The other popular "scary story" involved a controller running timed approaches from a holding pattern at the outer marker. A light twin engine aircraft had been cleared for the approach and was now on the tower frequency. The next flight to be cleared was an air carrier. Somehow, as if by magic, the air carrier landed ahead of the light twin and without a scratch. I didn't know whether these stories were factual or simply ATC folklore but they haunted me just the same. Left groping for my traffic picture; I kept hoping the radar would come back for me. I loved my radar and was truly sorry for the times I'd cursed its infrequent foibles.

Radar returned in about 45 minutes but we controllers learned long ago to not jump right back into a 'business as usual' operation. Traffic was resumed tentatively; as though we expected radar's recrudescence to be temporary - a sucker play.
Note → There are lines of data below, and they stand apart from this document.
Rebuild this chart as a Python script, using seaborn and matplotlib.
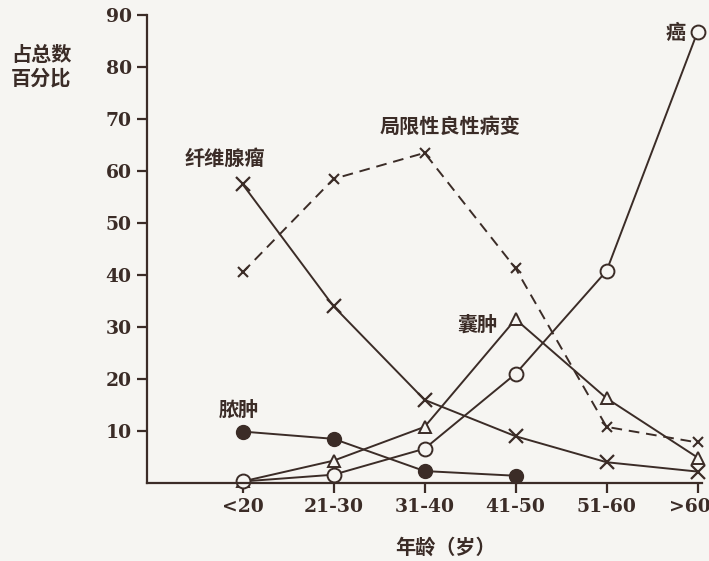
import matplotlib
matplotlib.use("Agg")
import matplotlib.pyplot as plt
import matplotlib.transforms as mtransforms
import seaborn as sns
import pandas as pd

categories = ["<20", "21-30", "31-40", "41-50", "51-60", ">60"]
fibroadenoma = [57.5, 34, 16, 9, 4, 2.2]
localized_benign = [40.5, 58.5, 63.5, 41.3, 10.8, 7.8]
cyst = [0.3, 4.3, 10.8, 31.5, 16.3, 4.9]
cancer = [0.3, 1.6, 6.6, 21, 40.8, 86.8]
abscess = [9.9, 8.5, 2.3, 1.4]

y_ticks = [10, 20, 30, 40, 50, 60, 70, 80, 90]
y_label = "占总数\n百分比"
x_label = "年龄（岁）"
series_labels = {"fib": "纤维腺瘤", "loc": "局限性良性病变", "cyst": "囊肿",
                 "cancer": "癌", "abscess": "脓肿"}

sns.set_theme(style="white")
plt.rcParams['font.family'] = ['Noto Sans CJK SC', 'DejaVu Sans']

ink = "#3b2c27"
bg = "#f6f5f2"

fig = plt.figure(figsize=(7.09, 5.61), dpi=100, facecolor=bg)
ax = fig.add_axes([0.2073, 0.139, 0.783, 0.834])
ax.set_facecolor(bg)

pos = list(range(len(categories)))

def draw(vals, **kw):
    df = pd.DataFrame({"x": pos[:len(vals)], "y": vals})
    sns.lineplot(data=df, x="x", y="y", ax=ax, color=ink, lw=1.4,
                 clip_on=False, markeredgecolor=ink, **kw)

draw(fibroadenoma, marker="x", markersize=10, markeredgewidth=1.6)
draw(localized_benign, marker="x", markersize=7, markeredgewidth=1.5,
     linestyle=(0, (5.5, 3.5)))
draw(cyst, marker="^", markersize=8, markerfacecolor=bg, markeredgewidth=1.4)
draw(cancer, marker="o", markersize=10, markerfacecolor=bg, markeredgewidth=1.4)
draw(abscess, marker="o", markersize=10, markerfacecolor=ink, markeredgewidth=1.0)

ax.set_xlim(-1.05, 5.05)
ax.set_ylim(0, 90)
ax.set_xticks(pos)
ax.set_xticklabels(categories)
ax.set_yticks(y_ticks)
ax.set_xlabel("")
ax.set_ylabel("")

for s in ["top", "right"]:
    ax.spines[s].set_visible(False)
for s in ["left", "bottom"]:
    ax.spines[s].set_color(ink)
    ax.spines[s].set_linewidth(1.6)

ax.tick_params(axis="both", direction="out", length=7, width=1.6, color=ink,
               labelcolor=ink, bottom=True, left=True, pad=4)
for lab in ax.get_xticklabels() + ax.get_yticklabels():
    lab.set_fontfamily("DejaVu Serif")
    lab.set_fontweight("bold")
    lab.set_fontsize(13.5)

# nudge the last x tick label so it stays inside the figure
last = ax.get_xticklabels()[-1]
last.set_transform(last.get_transform() +
                   mtransforms.ScaledTranslation(-8 / 100, 0, fig.dpi_scale_trans))

txt = dict(color=ink, fontsize=14.5, fontweight="bold")
fig.text(0.058, 0.882, y_label, ha="center", va="center", linespacing=1.1, **txt)
fig.text(0.628, 0.024, x_label, ha="center", va="center", **txt)

ax.text(-0.2, 62.5, series_labels["fib"], ha="center", va="center", **txt)
ax.text(2.28, 68.5, series_labels["loc"], ha="center", va="center", **txt)
ax.text(4.76, 86.6, series_labels["cancer"], ha="center", va="center", **txt)
ax.text(2.58, 30.6, series_labels["cyst"], ha="center", va="center", **txt)
ax.text(-0.04, 14.2, series_labels["abscess"], ha="center", va="center", **txt)

fig.savefig("out.png", dpi=100, facecolor=bg)
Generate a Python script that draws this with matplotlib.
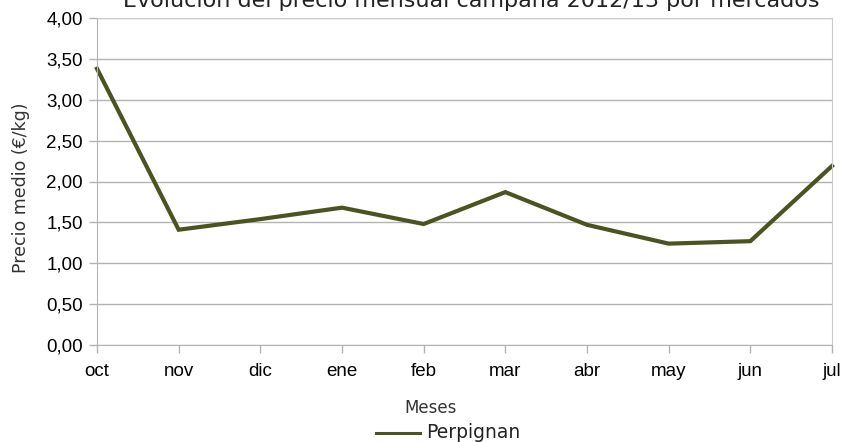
import matplotlib
matplotlib.use("Agg")
import matplotlib.pyplot as plt
from matplotlib.ticker import FuncFormatter
from matplotlib.lines import Line2D

meses = ['oct', 'nov', 'dic', 'ene', 'feb', 'mar', 'abr', 'may', 'jun', 'jul']
perpignan = [3.38, 1.41, 1.54, 1.68, 1.48, 1.87, 1.47, 1.24, 1.27, 2.19]
yticks = [0, 0.5, 1.0, 1.5, 2.0, 2.5, 3.0, 3.5, 4.0]

W, H = 841, 442
fig = plt.figure(figsize=(W / 100, H / 100), dpi=100)
# plot area in pixels: left 97, right 832, top 18, bottom 345
ax = fig.add_axes([97 / W, 1 - 345 / H, (832 - 97) / W, (345 - 18) / H])

x = range(len(meses))
ax.plot(x, perpignan, color='#4b5320', lw=3, solid_joinstyle='miter', clip_on=False)

ax.set_xlim(0, len(meses) - 1)
ax.set_ylim(0, 4)
ax.set_xticks(list(x))
ax.set_xticklabels(meses, fontfamily='Liberation Sans', fontsize=13.5)
ax.set_yticks(yticks)
ax.yaxis.set_major_formatter(FuncFormatter(lambda v, p: f'{v:.2f}'.replace('.', ',')))
for lab in ax.get_yticklabels():
    lab.set_fontfamily('Liberation Sans')
    lab.set_fontsize(13.5)

ax.grid(axis='y', color='#b3b3b3', lw=1)
ax.set_axisbelow(True)
for s in ['top', 'right']:
    ax.spines[s].set_color('#cccccc')
for s in ['left', 'bottom']:
    ax.spines[s].set_color('#b3b3b3')
ax.tick_params(axis='y', color='#b3b3b3', length=6, width=1, pad=4)
ax.tick_params(axis='x', color='#b3b3b3', length=6, width=1, pad=7)

fig.text(21 / W, 1 - 188 / H, 'Precio medio (€/kg)', rotation=90, ha='center', va='center',
         fontfamily='DejaVu Sans', fontsize=12.5, color='#333333')
fig.text(431 / W, 1 - 408 / H, 'Meses', ha='center', va='center',
         fontfamily='DejaVu Sans', fontsize=12, color='#333333')
fig.text(471 / W, 1 - 7 / H, 'Evolución del precio mensual campaña 2012/13 por mercados',
         ha='center', va='baseline', fontfamily='DejaVu Sans', fontsize=16, color='#222222')

# legend
fig.add_artist(Line2D([376 / W, 420 / W], [1 - 433 / H, 1 - 433 / H], color='#4b5320', lw=2.2))
fig.text(426 / W, 1 - 433 / H, 'Perpignan', ha='left', va='center',
         fontfamily='DejaVu Sans', fontsize=13.5, color='#222222')

fig.savefig('out.png', dpi=100)
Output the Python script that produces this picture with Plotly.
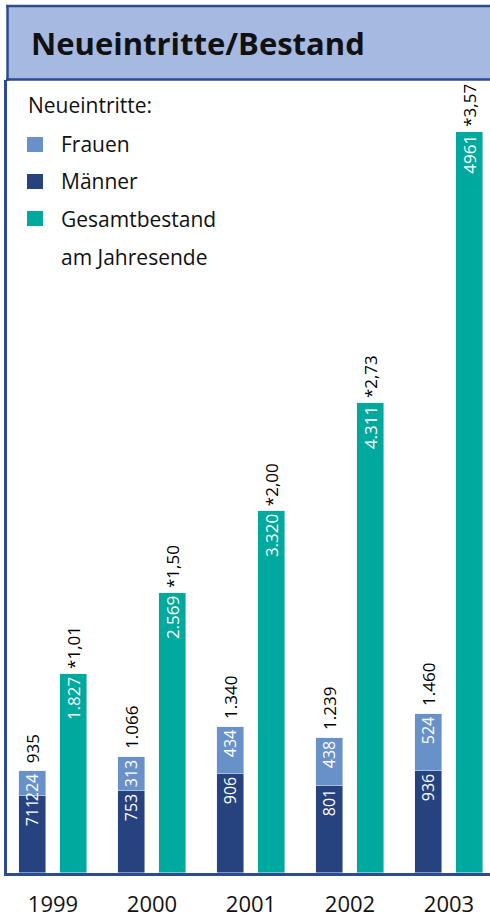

Our confidence in the system had to be regained before we could get back into the furious radar operation we used to move so much traffic with.

Most controllers have been through an unexpected radar failure at least once in their career. Like sex; they probably remember that first time. But unlike sex; they hope it never happens again. It's just one of those things you do not want to repeat simply for a chance to improve your score.

"We've got a thing that's called radar love.
We've got a line in the sky, radar love."